The bank also ensured that account statements and other mail for U.S. taxpayer-clients were not mailed to them in the United States. It instead communicated with some U.S. taxpayer-clients using their personal email accounts to reduce the risk of detection by law enforcement; and issued checks drawn on, and executing wire transfers through, its U.S. correspondent bank account for the benefit of U.S. taxpayers with undeclared accounts at Wegelin and at least two other Swiss banks.

In so doing, Wegelin sometimes separated the transactions into batches of checks or multiple wire transfers in amounts that were less than $10,000 to reduce the risk that the IRS would detect the undeclared accounts.

U.S. taxpayers are required to report the existence of any foreign bank account on their federal income tax returns if it holds more than $10,000 at any time during a given year, as well as any income it earns, the Justice Department noted.

By 2010, the collective maximum value of the assets in undeclared accounts beneficially owned by U.S. taxpayer-clients of Wegelin was more than $1.2 billion, with many accounts holding more than $10,000 in any one year.

The April 2012 forfeiture of approximately $16.2 million from Wegelin’s correspondent bank account was the result of a civil forfeiture complaint filed in February 2012. As alleged in the complaint, Wegelin used its correspondent bank account at UBS to help U.S. taxpayers with undeclared accounts repatriate money that they had hidden at Wegelin. This was often done in a manner designed to evade detection by U.S. authorities. For example, U.S. taxpayers routinely asked Wegelin to issue and send them checks, which were drawn on Wegelin’s correspondent bank account, and that represented funds held in their secret accounts at the bank.

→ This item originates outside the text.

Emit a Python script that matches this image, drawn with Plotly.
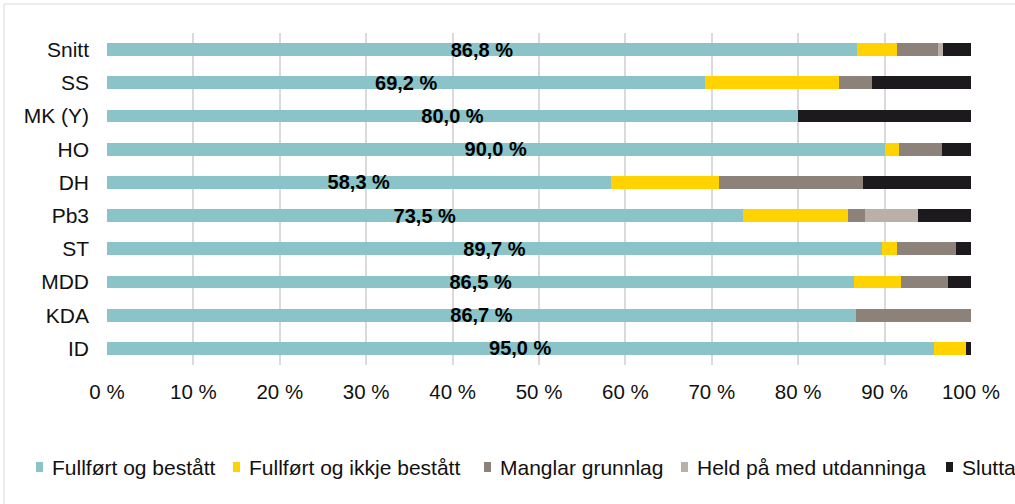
import plotly.graph_objects as go

# Programmes, listed top to bottom
categories = ["Snitt", "SS", "MK (Y)", "HO", "DH", "Pb3", "ST", "MDD", "KDA", "ID"]

# Share of students (%) per outcome
fullfort_bestatt = [86.8, 69.2, 80.0, 90.0, 58.3, 73.5, 89.7, 86.5, 86.7, 95.0]
fullfort_ikkje_bestatt = [4.6, 15.4, 0.0, 1.7, 12.5, 12.2, 1.7, 5.4, 0.0, 3.7]
manglar_grunnlag = [4.8, 3.8, 0.0, 5.0, 16.7, 2.0, 6.9, 5.4, 13.3, 0.0]
held_pa = [0.6, 0.0, 0.0, 0.0, 0.0, 6.1, 0.0, 0.0, 0.0, 0.0]
slutta = [3.2, 11.5, 20.0, 3.3, 12.5, 6.1, 1.7, 2.7, 0.0, 0.6]

series_names = ["Fullført og bestått", "Fullført og ikkje bestått", "Manglar grunnlag",
                "Held på med utdanninga", "Slutta"]
series_values = [fullfort_bestatt, fullfort_ikkje_bestatt, manglar_grunnlag, held_pa, slutta]
colors = ["#8AC4C8", "#FFD200", "#8C8279", "#BAB0A8", "#1C1A1D"]

x_ticks = list(range(0, 101, 10))

# Canvas geometry (pixels)
W, H = 1015, 504
L, R, T, B = 107, 971, 33, 365
FONT = "Liberation Sans, Arial, sans-serif"


def px_x(px):
    return (px - L) / (R - L)


def px_y(py):
    return (B - py) / (B - T)


fig = go.Figure()
for i, (name, vals, col) in enumerate(zip(series_names, series_values, colors)):
    kw = {}
    if i == 0:
        kw = dict(
            text=[f"{v:.1f}".replace(".", ",") + " %" for v in vals],
            textposition="inside",
            insidetextanchor="middle",
            constraintext="none",
            textangle=0,
            insidetextfont=dict(family=FONT, size=20, color="#000000", weight="bold"),
        )
    fig.add_trace(go.Bar(
        y=categories, x=vals, name=name, orientation="h",
        marker=dict(color=col, line=dict(width=0)),
        showlegend=False, **kw,
    ))

# Legend drawn along the bottom
legend_text_x = [51, 248, 499, 696, 961]
legend_cy = 467
shapes = []
annotations = []
for name, col, tx in zip(series_names, colors, legend_text_x):
    shapes.append(dict(type="rect", xref="paper", yref="paper",
                       x0=px_x(tx - 15), x1=px_x(tx - 8),
                       y0=px_y(legend_cy + 5), y1=px_y(legend_cy - 5),
                       fillcolor=col, line=dict(width=0)))
    annotations.append(dict(text=name, xref="paper", yref="paper",
                            x=px_x(tx - 1), y=px_y(legend_cy), xanchor="left", yanchor="middle",
                            showarrow=False, font=dict(family=FONT, size=21, color="#111111")))

# Chart frame
shapes.append(dict(type="line", xref="paper", yref="paper", x0=px_x(4), x1=px_x(W + 5),
                   y0=px_y(4), y1=px_y(4), line=dict(color="#D9D9D9", width=1)))
shapes.append(dict(type="line", xref="paper", yref="paper", x0=px_x(4), x1=px_x(4),
                   y0=px_y(4), y1=px_y(H + 5), line=dict(color="#D9D9D9", width=1)))

fig.update_layout(
    width=W, height=H,
    margin=dict(l=L, r=W - R, t=T, b=H - B),
    barmode="stack", barnorm="percent", bargap=0.61,
    plot_bgcolor="white", paper_bgcolor="white",
    font=dict(family=FONT, size=20, color="#111111"),
    shapes=shapes, annotations=annotations,
    xaxis=dict(range=[0, 100], tickvals=x_ticks, ticktext=[f"{v} %" for v in x_ticks],
               showgrid=True, gridcolor="#DCD8DC", gridwidth=1.5, zeroline=False,
               showline=False, ticks="", ticklabelstandoff=12,
               tickfont=dict(family=FONT, size=20.5, color="#111111")),
    yaxis=dict(categoryorder="array", categoryarray=categories, autorange="reversed",
               showgrid=False, zeroline=False, showline=False, ticks="",
               ticklabelstandoff=17,
               tickfont=dict(family=FONT, size=21, color="#111111")),
)

fig.write_html("out.html")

Further, Wegelin permitted at least two other Swiss banks to issue checks drawn on its correspondent bank account for the benefit of U.S. taxpayers holding undeclared accounts at these other banks. The sheer volume of transactions in Wegelin’s correspondent bank account served to conceal the repatriation of money from U.S. taxpayers’ undeclared accounts at Wegelin and the other banks. On April 24, 2012, U.S. District Judge Laura Taylor Swain entered an order forfeiting over $16.2 million seized from the U.S. correspondent account of Wegelin. As part of its plea agreement, Wegelin agreed not to contest the April 2012 forfeiture.

By entering its guilty plea in this case, Wegelin waived any objections to service of the summons and the superseding indictment in this case and agreed, as part of its plea agreement, not to contest service of process in this case in the future.

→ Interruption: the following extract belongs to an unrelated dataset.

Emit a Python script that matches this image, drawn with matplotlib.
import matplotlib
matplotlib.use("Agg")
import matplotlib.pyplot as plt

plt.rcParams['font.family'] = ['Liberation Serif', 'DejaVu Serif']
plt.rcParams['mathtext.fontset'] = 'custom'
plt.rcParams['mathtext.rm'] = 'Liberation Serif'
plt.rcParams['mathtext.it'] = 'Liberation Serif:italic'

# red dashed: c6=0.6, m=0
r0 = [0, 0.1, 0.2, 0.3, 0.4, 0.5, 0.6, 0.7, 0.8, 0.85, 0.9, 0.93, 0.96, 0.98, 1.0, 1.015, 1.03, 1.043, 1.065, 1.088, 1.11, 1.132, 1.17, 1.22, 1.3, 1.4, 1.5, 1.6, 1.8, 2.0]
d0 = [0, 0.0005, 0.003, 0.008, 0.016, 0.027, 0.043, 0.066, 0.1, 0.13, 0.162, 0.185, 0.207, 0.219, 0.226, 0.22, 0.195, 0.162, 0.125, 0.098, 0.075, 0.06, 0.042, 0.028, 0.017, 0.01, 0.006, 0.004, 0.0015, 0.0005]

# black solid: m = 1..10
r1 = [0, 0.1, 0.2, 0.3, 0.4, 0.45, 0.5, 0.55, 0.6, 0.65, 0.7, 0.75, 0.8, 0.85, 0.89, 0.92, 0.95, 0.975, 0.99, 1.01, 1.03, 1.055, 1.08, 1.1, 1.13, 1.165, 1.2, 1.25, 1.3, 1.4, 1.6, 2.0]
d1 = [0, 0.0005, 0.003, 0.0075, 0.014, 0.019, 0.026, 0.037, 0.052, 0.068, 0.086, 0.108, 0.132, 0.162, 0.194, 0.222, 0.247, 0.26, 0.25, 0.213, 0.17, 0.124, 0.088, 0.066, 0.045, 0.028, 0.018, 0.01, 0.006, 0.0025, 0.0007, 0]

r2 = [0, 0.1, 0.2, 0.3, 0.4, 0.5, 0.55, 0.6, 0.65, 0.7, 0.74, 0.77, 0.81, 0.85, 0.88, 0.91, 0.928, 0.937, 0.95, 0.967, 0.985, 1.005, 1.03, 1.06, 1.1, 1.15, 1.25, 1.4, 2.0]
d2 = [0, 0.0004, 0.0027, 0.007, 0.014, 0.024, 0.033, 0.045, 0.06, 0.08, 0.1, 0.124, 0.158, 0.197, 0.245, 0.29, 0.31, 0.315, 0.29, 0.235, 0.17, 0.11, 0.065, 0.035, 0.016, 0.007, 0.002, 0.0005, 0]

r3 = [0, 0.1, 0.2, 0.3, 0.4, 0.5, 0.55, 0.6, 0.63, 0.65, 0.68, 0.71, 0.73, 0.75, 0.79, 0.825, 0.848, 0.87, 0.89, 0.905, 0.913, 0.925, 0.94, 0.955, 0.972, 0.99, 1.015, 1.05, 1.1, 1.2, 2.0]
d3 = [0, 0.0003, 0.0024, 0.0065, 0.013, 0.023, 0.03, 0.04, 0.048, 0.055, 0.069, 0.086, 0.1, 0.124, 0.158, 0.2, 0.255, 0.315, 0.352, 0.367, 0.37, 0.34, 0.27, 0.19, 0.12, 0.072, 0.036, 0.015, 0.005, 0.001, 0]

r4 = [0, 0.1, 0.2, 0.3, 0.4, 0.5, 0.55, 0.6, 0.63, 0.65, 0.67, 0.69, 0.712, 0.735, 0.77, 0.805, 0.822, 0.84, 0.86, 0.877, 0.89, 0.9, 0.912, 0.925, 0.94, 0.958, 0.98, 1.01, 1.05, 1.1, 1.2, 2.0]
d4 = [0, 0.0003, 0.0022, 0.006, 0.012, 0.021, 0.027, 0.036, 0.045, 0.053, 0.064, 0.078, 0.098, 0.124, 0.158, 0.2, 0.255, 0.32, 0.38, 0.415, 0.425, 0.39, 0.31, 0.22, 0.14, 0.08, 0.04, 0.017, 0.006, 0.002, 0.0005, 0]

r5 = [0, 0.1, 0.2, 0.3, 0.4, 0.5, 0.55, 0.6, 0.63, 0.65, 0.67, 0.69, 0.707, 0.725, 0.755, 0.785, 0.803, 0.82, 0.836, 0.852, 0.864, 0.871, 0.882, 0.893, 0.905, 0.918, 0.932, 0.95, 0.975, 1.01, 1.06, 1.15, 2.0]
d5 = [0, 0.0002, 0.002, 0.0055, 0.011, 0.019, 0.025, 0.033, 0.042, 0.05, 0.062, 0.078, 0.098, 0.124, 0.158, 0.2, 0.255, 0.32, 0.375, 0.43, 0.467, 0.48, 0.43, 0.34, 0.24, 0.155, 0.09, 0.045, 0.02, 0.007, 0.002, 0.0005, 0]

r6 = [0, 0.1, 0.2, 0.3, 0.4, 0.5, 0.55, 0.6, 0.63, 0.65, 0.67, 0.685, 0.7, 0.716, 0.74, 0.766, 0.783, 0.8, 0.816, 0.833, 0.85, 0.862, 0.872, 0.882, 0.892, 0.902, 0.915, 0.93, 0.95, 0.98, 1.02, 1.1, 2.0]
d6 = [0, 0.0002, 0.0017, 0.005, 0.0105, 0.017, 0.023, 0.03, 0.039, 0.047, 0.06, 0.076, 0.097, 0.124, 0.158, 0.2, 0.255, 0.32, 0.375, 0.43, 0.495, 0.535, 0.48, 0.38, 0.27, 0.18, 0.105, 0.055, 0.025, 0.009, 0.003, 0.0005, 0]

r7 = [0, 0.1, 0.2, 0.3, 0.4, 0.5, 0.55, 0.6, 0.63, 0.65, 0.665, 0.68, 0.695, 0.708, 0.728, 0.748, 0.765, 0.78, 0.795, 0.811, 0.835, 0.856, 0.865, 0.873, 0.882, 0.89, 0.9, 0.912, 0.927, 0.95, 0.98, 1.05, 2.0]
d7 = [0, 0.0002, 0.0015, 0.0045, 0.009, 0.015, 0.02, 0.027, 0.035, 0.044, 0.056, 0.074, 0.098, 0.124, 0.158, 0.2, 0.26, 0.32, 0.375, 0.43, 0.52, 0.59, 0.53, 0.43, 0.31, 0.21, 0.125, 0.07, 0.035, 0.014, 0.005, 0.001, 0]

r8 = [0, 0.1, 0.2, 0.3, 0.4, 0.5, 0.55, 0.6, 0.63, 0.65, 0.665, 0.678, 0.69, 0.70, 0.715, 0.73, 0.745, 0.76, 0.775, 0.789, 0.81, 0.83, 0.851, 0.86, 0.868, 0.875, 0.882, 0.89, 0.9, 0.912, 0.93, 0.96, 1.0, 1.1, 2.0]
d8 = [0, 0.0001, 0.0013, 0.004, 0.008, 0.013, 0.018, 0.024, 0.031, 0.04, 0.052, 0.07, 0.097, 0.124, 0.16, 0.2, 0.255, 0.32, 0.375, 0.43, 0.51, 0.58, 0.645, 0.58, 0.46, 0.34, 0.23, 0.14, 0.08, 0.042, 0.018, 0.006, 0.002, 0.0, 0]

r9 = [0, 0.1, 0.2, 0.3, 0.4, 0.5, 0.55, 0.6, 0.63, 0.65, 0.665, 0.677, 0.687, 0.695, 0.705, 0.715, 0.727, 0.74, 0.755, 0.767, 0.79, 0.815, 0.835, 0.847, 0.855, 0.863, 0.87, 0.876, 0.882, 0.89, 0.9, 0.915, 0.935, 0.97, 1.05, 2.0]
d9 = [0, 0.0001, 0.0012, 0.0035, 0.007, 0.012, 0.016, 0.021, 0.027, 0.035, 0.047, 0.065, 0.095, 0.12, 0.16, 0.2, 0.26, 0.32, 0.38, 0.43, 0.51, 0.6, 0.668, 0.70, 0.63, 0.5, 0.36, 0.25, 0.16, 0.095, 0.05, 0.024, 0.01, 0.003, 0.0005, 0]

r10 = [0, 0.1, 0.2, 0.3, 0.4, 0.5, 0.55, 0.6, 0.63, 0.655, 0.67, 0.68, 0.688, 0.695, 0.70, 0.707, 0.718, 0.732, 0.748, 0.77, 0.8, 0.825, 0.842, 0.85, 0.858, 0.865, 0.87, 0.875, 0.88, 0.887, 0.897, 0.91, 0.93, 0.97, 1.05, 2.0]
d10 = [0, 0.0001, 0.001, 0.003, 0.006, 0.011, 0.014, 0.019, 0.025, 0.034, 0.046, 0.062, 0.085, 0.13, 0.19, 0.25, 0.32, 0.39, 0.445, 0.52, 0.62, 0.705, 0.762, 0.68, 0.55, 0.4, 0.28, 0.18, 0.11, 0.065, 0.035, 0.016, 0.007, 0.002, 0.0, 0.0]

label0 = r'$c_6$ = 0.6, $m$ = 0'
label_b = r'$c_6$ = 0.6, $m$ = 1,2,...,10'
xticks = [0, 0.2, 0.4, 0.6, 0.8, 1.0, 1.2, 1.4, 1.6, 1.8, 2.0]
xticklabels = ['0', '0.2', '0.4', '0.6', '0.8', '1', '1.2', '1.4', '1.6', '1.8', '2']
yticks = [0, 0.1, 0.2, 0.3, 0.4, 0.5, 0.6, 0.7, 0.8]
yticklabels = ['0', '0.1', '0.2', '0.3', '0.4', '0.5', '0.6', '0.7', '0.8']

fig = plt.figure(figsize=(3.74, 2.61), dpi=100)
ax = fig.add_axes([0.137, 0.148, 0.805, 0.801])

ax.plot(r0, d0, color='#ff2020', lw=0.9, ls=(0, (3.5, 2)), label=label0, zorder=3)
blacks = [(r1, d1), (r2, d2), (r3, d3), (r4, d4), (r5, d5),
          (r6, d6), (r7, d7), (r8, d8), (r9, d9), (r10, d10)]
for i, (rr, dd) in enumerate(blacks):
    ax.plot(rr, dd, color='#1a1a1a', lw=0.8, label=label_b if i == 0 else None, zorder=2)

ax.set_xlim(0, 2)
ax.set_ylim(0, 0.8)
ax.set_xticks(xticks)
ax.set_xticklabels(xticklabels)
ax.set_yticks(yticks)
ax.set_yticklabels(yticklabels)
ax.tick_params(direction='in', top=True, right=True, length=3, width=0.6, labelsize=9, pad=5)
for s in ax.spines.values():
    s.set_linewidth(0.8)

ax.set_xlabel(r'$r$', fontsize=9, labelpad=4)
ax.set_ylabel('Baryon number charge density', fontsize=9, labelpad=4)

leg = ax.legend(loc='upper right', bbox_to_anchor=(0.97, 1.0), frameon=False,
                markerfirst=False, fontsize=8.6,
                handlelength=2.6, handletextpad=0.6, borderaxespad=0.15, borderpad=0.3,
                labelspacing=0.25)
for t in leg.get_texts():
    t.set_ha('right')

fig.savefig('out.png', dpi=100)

In entering the guilty plea on Wegelin’s behalf, Bruderer admitted, among other things, that “[f]rom about 2002 through about 2010, Wegelin agreed with certain U.S. taxpayers to evade the U.S. tax obligations of these U.S. taxpayer clients, who, among other things, filed false tax returns with the IRS.” Bruderer also admitted that “[i]n furtherance of its agreement to assist U.S. taxpayers to commit tax evasion in the United States, Wegelin, among other things, opened and maintained accounts at Wegelin in Switzerland for U.S. taxpayers who did not complete W-9 tax disclosure forms.” A W-9 is an IRS form used through which U.S. taxpayers can identify themselves as such to a bank, thereby causing the bank to report income generated in the U.S. taxpayers’ account to the IRS.

Bruderer further admitted that “Wegelin knew that certain U.S. taxpayers were maintaining non-W-9 accounts at Wegelin in order to evade their U.S. tax obligations, in violation of U.S. law, and Wegelin knew of the high probability that other U.S. taxpayers who held non-W-9 accounts at Wegelin also did so for the same unlawful purpose.” Bruderer also admitted that “Wegelin intentionally opened and maintained non W-9 accounts for [certain U.S.] taxpayers with the knowledge that, by doing so, Wegelin was assisting these taxpayers in violating their legal duties” and that “Wegelin was aware that this conduct was wrong.”

Wegelin is headquartered in St. Gallen, Switzerland, and, in addition to the payment of restitution, faces a fine of up to approximately $40,000,000, representing twice the gross pecuniary loss to the IRS.

Berlinka, 42, Frei, 52, and Keller, 48—who all reside in Switzerland—were charged in the Indictment in January 2012 and the Superseding Indictment in February 2012. They each face up to five years in prison, a maximum term of three years of supervised release, and a fine of the greatest of $250,000, or twice the gross pecuniary gain derived from the offense or twice the gross pecuniary loss to the victims. Berlinka, Frei, and Keller have not been arrested.

Wegelin is scheduled to be sentenced by Judge Rakoff on March 4, 2013.

“This is an unprecedented plea by a foreign institution subjecting itself to U.S. jurisdiction,” said James Mastracchio, practice team leader for BakerHostetler’s National Tax Controversy Practice. “But we should keep in mind, that as the global banking community becomes FATCA compliant—particularly for those foreign institutions operating in countries with intergovernmental agreements—transparency and the sharing of information will continue with the US and by agreement and in practice, such that foreign financial institutions will be under greater pressure to make unprecedented agreements to follow US laws and regulations.  While most likely not the primary incentive, this plea does provide an example of what might become the normal relations between the U.S. and FATCA-compliant jurisdictions.”